I've not checked every track - but I've checked every disk in the Audite set, and they're all better than 44.1.

Comment by Tony Reif - August 30, 2021 (8 of 10)

I'm not convinced that 48K in itself offers better sound than 44.1. The digital filters are almost as steep, the sharp cutoff at 24K only allows through another 2K of overtones. The question is difficult to resolve as you'll have a hard time finding files that only differ in which of those sample rates is used. But, 24K/44.1 is clearly better than 16/44. Aren't those Grieg SACDs 24 bit originals?

Comment by Ben Leggett - August 30, 2021 (9 of 10)

"I'm not convinced that 48K in itself offers better sound than 44.1." Fully in agreement. It doesn't matter at all. It comes down to recording and mastering - pick the release that sounds best to you, always. Out of curiosity I'm going through my collection and inspecting what I have, because the format interests me. I want people to understand that if they (for instance) don't listen to multichannel music, for some releases the stereo RBCD might be exactly as good as the stereo SACD - simply being in DSD format doesn't improve sound, there are just great recordings and great masterings.

Comment by Gilbert Burnett - September 1, 2021 (10 of 10)
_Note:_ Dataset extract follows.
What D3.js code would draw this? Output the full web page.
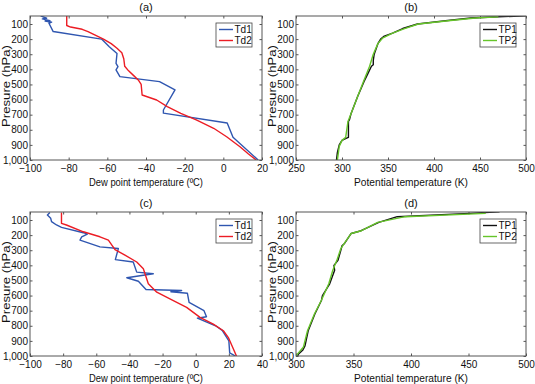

Ben, that is an interesting task you have set yourself. I know that quite a lot of SACD's originate from 16/44.1 or 24/44.1. I often look to see what master has been supplied to Qobuz for streaming or sale but I am aware this does not always give the definitive answer. If you have it in your collection it would be interesting to see what the sacd of Rachmaninov symphony 1/Feltz looks like as it got glowing praise for the recording but Qobuz only has 16 bit master. Also what about labels like Capriccio, CPO, Membran and even some Harmonia Mundi? There is a further issue in that some DACs seem to perform better/are optimised with/for DSD streams as opposed to PCM depending on filtering etc. In one of my set ups pcm files which are a multiple of 44.1 seem to sound better than multiples of 48 so that 16.44.1 can sound better than 24/48. I wish it were not so complex a subject!